Even as I learned from my mistakes and gained confidence in my intuition, I remained wary of the mistakes I wasn’t seeing. In martial arts, when you make a mistake, you might get thrown to the mat or hit in the face. But it depends on the quality of your opponent. In organizations, as your power rises, feedback narrows. People start telling you what they think you want to hear. Like driving a big truck, your blind spots grow. And the bigger your blind spots, the harder it becomes to learn.
Success breeds confidence, and confidence is what allows us to transcend. Yet successful leaders must always walk in fear of the gods, as the Greeks might say. Often, when leaders make strategic errors, it’s because the strategies that once made them successful no longer fit the situation. Strategy, as Mintzberg reminds us, is “a pattern in a stream of decisions.” If the pattern shifts and we fail to see it, our strength becomes our downfall.
The Zen monk Thích Nhất Hạnh taught, “No mud, no lotus.” As leaders, we need to understand our mistakes as the mud from which learning grows. Even when the water clears, there is always mud. Learning to discern it requires cultivating greater sensitivity.
Elite athletes do this. They play at what sports psychologists call Next-Play Speed. They may miss more shots than they make, but they are trained to register the miss, reset, and move on. They can study the film later.
Feedback by Any Means: From Surveys to Gossip
Managers rarely get film. That’s why feedback and self-reflection are essential.
It begins with simply asking. Ask clients. Ask staff. They might be too polite or deferential to be completely honest, but ask anyway. Anonymous pulse surveys help too. Survey your team every six months: How are we doing? What should we change? What can I do better? The act of inviting feedback sends a signal—you are listening, you are learning, and their voices matter.
Still, I found formal feedback incomplete. Informal, indirect feedback was often more honest. The best source of indirect feedback? Gossip.
Gossip isn’t necessarily malicious. Even healthy organizational cultures have their share, and I think it’s an essential form of cultural sensing. Gossip catches patterns of behavior and enforces norms. As a leader, I found it a valuable early warning system. I’d hear things about behaviors, reputations, and social dynamics that formal feedback channels never surfaced.
When you’re building a high-trust team, gossip can function as adaptive intelligence. It helps identify unspoken concerns and steer around dysfunction. Of course, you can’t believe everything you hear. It’s important to triangulate indirect feedback with more observable evidence.
All of this comes back to understanding the context in which you’re operating, discerning the changing patterns, so you can learn and adapt your strategy. It doesn’t matter how much feedback you collect if you don’t use it.
Sensitivity vs. Connectivity
In How to Do Nothing, Jenny Odell contrasts connectivity with sensitivity. Connectivity is about volume and visibility: conference chatter, hot takes, secondhand insights. Sensitivity, by contrast, is slow, attentive, and quiet. It’s not just listening. It’s attunement.

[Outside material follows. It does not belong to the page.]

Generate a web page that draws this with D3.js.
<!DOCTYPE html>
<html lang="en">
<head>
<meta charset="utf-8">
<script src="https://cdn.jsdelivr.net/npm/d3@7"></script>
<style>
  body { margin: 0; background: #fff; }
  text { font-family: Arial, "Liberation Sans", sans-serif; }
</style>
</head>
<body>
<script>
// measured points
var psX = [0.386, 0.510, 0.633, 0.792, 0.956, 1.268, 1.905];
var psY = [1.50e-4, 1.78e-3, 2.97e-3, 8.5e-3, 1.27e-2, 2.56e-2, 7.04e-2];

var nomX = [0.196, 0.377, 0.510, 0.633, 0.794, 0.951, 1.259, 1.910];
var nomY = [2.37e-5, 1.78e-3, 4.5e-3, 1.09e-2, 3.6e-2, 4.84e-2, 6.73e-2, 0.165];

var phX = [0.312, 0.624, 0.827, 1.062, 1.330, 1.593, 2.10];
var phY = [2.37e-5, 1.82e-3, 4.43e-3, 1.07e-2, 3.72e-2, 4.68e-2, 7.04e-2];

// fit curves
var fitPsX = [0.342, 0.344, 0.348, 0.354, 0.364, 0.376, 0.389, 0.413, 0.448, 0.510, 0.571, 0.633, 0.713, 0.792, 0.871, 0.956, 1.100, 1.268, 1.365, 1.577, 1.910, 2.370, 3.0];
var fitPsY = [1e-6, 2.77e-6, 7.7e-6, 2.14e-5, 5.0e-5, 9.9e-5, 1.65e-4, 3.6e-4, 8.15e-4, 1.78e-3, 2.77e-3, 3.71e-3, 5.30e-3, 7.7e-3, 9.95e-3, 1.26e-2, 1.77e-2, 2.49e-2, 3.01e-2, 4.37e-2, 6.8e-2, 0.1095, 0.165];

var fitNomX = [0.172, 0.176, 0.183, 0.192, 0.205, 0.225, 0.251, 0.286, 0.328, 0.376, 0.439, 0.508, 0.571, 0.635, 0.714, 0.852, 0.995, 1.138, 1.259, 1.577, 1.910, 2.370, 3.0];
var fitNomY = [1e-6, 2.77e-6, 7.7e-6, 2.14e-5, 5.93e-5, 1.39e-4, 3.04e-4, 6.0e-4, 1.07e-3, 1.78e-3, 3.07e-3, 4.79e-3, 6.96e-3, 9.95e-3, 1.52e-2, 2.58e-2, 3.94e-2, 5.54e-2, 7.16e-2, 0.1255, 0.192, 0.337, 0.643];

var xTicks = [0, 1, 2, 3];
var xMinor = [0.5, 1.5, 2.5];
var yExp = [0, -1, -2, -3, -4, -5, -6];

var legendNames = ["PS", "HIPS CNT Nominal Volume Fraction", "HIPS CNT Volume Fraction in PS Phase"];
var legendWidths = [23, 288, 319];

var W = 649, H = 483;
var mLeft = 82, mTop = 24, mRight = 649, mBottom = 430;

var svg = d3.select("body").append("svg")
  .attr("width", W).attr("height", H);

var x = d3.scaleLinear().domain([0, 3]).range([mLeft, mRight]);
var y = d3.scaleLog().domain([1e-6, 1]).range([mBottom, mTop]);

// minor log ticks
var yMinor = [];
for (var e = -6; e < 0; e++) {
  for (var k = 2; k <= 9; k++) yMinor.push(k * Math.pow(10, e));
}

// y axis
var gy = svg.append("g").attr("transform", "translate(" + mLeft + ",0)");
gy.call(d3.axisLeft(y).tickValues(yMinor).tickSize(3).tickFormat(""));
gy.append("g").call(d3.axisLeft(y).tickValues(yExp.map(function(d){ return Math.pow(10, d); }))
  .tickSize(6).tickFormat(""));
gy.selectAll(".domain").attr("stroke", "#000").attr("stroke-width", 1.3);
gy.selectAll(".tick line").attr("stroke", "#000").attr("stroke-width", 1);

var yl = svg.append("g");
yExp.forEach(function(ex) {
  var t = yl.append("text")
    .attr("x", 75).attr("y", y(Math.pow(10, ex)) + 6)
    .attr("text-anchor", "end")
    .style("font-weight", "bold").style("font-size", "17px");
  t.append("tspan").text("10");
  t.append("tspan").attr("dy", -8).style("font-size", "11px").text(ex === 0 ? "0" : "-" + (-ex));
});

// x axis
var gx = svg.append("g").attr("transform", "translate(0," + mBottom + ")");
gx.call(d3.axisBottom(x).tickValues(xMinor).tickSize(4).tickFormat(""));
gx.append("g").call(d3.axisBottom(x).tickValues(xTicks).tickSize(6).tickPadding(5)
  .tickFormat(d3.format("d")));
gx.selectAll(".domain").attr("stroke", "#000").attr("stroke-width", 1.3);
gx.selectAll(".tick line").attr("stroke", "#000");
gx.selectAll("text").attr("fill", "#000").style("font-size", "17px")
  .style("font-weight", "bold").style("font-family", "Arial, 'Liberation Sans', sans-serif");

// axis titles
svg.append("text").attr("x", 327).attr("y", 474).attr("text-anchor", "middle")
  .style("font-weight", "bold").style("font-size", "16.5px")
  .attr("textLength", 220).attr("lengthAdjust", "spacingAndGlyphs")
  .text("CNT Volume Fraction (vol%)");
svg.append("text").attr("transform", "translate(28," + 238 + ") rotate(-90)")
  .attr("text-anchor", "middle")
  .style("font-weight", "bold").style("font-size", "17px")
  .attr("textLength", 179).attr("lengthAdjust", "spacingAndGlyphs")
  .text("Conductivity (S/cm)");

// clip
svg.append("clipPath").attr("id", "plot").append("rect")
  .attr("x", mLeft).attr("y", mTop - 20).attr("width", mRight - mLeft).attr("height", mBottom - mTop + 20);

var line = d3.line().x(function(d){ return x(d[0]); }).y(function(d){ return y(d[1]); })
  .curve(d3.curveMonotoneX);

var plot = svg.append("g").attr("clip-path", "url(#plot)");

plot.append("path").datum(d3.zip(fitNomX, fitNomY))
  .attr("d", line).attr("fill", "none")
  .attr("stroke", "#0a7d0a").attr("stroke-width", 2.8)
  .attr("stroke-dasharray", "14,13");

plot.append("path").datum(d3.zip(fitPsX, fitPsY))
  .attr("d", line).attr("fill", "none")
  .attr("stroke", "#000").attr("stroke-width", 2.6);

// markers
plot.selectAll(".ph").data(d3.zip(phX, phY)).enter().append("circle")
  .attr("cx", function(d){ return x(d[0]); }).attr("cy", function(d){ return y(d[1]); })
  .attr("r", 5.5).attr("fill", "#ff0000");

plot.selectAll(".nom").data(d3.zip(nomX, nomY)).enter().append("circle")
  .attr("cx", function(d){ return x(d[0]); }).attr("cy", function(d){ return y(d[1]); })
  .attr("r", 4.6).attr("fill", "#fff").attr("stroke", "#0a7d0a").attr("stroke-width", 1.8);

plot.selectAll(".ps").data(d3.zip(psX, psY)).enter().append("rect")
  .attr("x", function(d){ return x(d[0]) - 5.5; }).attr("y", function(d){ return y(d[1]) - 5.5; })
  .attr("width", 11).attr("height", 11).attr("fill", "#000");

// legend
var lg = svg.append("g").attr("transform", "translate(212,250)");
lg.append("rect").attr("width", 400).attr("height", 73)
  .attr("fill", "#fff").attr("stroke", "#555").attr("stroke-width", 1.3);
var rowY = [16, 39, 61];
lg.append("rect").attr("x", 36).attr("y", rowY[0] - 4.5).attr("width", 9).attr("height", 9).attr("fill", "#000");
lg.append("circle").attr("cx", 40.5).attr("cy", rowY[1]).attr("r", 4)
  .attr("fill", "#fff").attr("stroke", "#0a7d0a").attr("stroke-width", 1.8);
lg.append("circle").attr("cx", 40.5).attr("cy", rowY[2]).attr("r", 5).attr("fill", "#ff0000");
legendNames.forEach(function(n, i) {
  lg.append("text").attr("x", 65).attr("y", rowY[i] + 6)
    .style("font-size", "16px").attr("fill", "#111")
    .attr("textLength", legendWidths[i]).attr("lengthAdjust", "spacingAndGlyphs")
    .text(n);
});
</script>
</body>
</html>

Too often I watched program managers return from conferences and pivot their programs based on a few hallway conversations. This is flimsy decision-making at best, based on a form of untriangulated gossip, and it often leads to groupthink. Many managers think their job is to figure out where the crowd is going and follow – the opposite of leading.

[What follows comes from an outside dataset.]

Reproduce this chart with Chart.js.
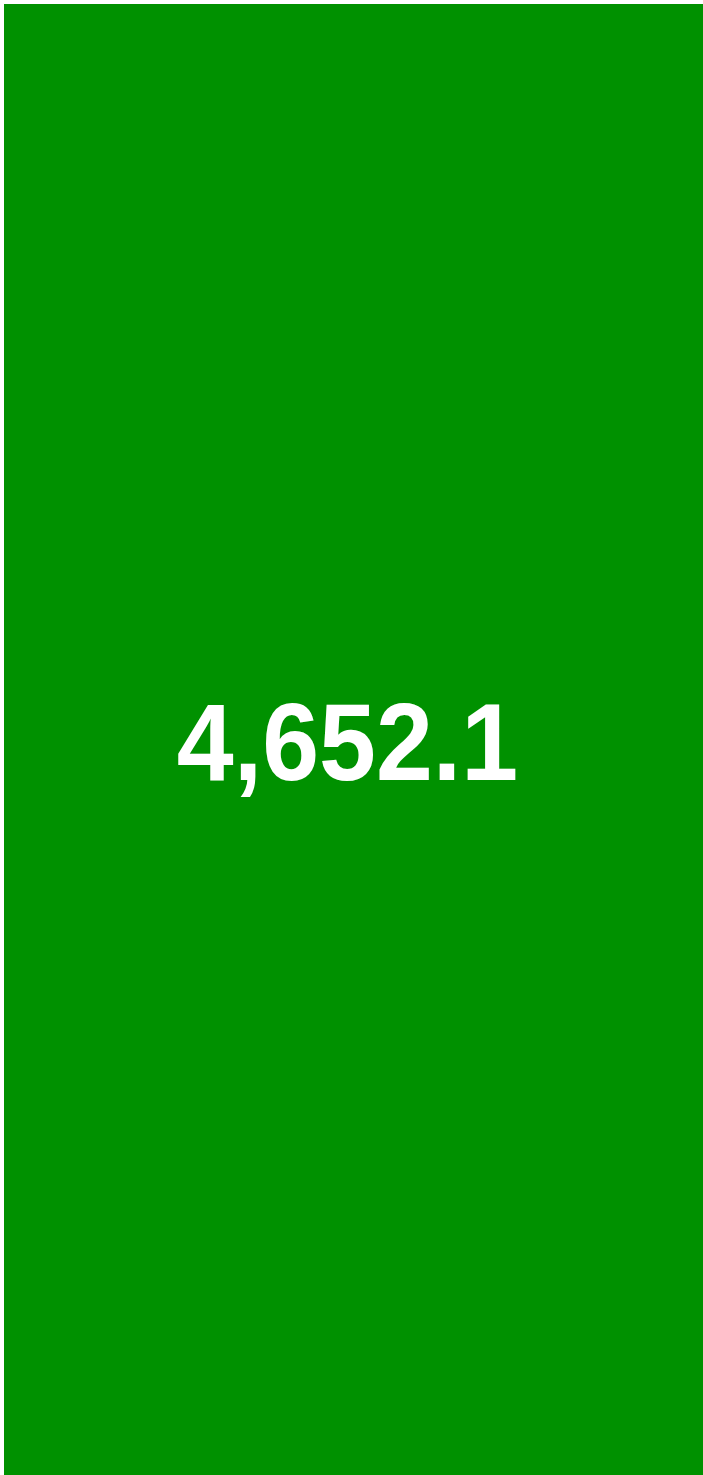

The best leaders do something else. They are sensitive. They listen for what isn’t being said. They create time and space to hear themselves think. They learn to detect subtle signals in the noise and translate them into insight.
Sensitivity corresponds to what the Buddhist tradition calls spaciousness. By cultivating awareness and resisting urgency, aversion, and attachment, we create space between stimulus and response. That space allows room for the unknown, for becoming.

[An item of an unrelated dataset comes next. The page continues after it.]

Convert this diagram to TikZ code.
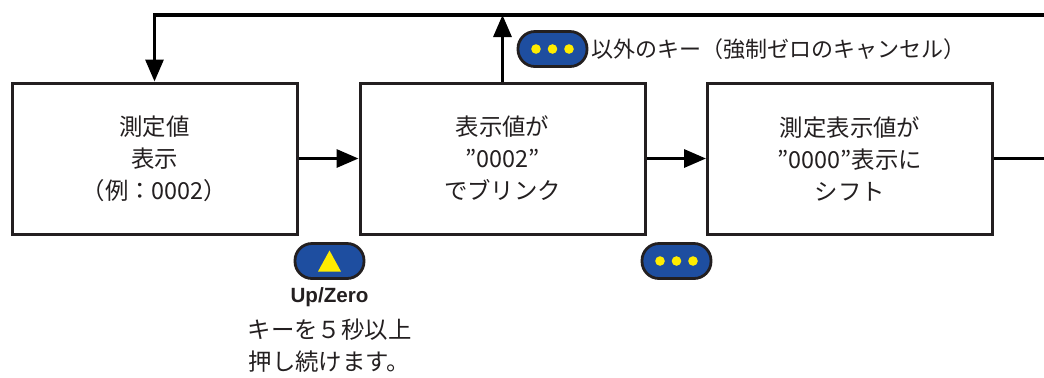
\documentclass[tikz,border=0pt]{standalone}
\usepackage{fontspec}
\setmainfont{Noto Sans CJK JP}
\newfontfamily\keyfont{Liberation Sans}
\usetikzlibrary{arrows.meta,positioning,calc}

\definecolor{keyblue}{RGB}{30,78,160}
\definecolor{keyyellow}{RGB}{255,236,0}
\definecolor{ink}{RGB}{35,31,32}

\tikzset{
    stepbox/.style={draw=ink,line width=1.5pt,minimum width=142.5pt,
        minimum height=75.5pt,align=center,text=ink,
        font=\fontsize{11.7}{16}\selectfont},
    keybox/.style={draw=ink,fill=keyblue,line width=1.4pt,
        rounded corners=8.5pt,minimum width=34.5pt,minimum height=17.5pt},
    flow/.style={draw=black,line width=1.6pt},
    arr/.style={flow,-{Triangle[length=11pt,width=9pt]}},
}

\begin{document}
\begin{tikzpicture}[x=0.5pt,y=-0.5pt]
    \useasboundingbox (0,0) rectangle (1044,377);

    % the three states
    \node[stepbox] (measure) at (154.5,158.5) {測定値\\表示\\（例：0002）};
    \node[stepbox] (blink) at (502.5,158.5) {表示値が\\”0002”\\でブリンク};
    \node[stepbox] (shift) at (850,158.5) {測定表示値が\\”0000”表示に\\シフト};

    \coordinate (topR) at (1044,15);
    \coordinate (outR) at (1044,158.5);

    \draw[arr] (measure) -- (blink);
    \draw[arr] (blink) -- (shift);
    \draw[flow] (shift) -- (outR);
    \draw[arr] (topR) -- (measure.north |- topR) -- (measure.north);
    \draw[arr] (blink.north) -- (blink.north |- topR);

    % keys
    \node[keybox] (keyUp) at (329.5,261) {};
    \node[keybox] (keyDots) at (676.5,261) {};
    \node[keybox] (keyOther) at (552.5,49) {};

    \fill[keyyellow] ($(keyUp)+(-11.5,10.5)$) -- ($(keyUp)+(11.5,10.5)$)
        -- ($(keyUp)+(0,-10.5)$) -- cycle;
    \foreach \k in {keyDots,keyOther}{
        \foreach \dx in {-16.5,0,16.5}
            \fill[keyyellow] ($(\k)+(\dx,0)$) circle[radius=4.8];
    }

    \node[right=0pt of keyOther,inner sep=1.5pt,text=ink,
        font=\fontsize{11}{13}\selectfont] (otherText)
        {以外のキー（強制ゼロのキャンセル）};

    \node[text=ink,font=\keyfont\bfseries\fontsize{10.3}{12}\selectfont]
        (upLabel) at (329.5,297) {Up/Zero};
    \node[below=-1pt of upLabel,align=center,text=ink,
        font=\fontsize{11.7}{16}\selectfont] (upText)
        {キーを５秒以上\\押し続けます。};
\end{tikzpicture}
\end{document}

Sensitivity helps us notice what we didn’t know to look for. It reveals cultural drift, employee dissatisfaction, early risk indicators, or hidden talent before it shows up in lagging indicators. It helps us see substance beneath performance, allowing quieter wisdom to surface. Most importantly, sensitivity helps us see potential. What might this person or this idea become?
The most amazing thing is this. The more you tune into subtle signals, the more the noise around you settles. As your team sees that you value substance over flash, they adjust. As you model calm and patience, honesty grows. You become the eye of the storm: a center of clarity where inclusion, insight, and innovation emerges.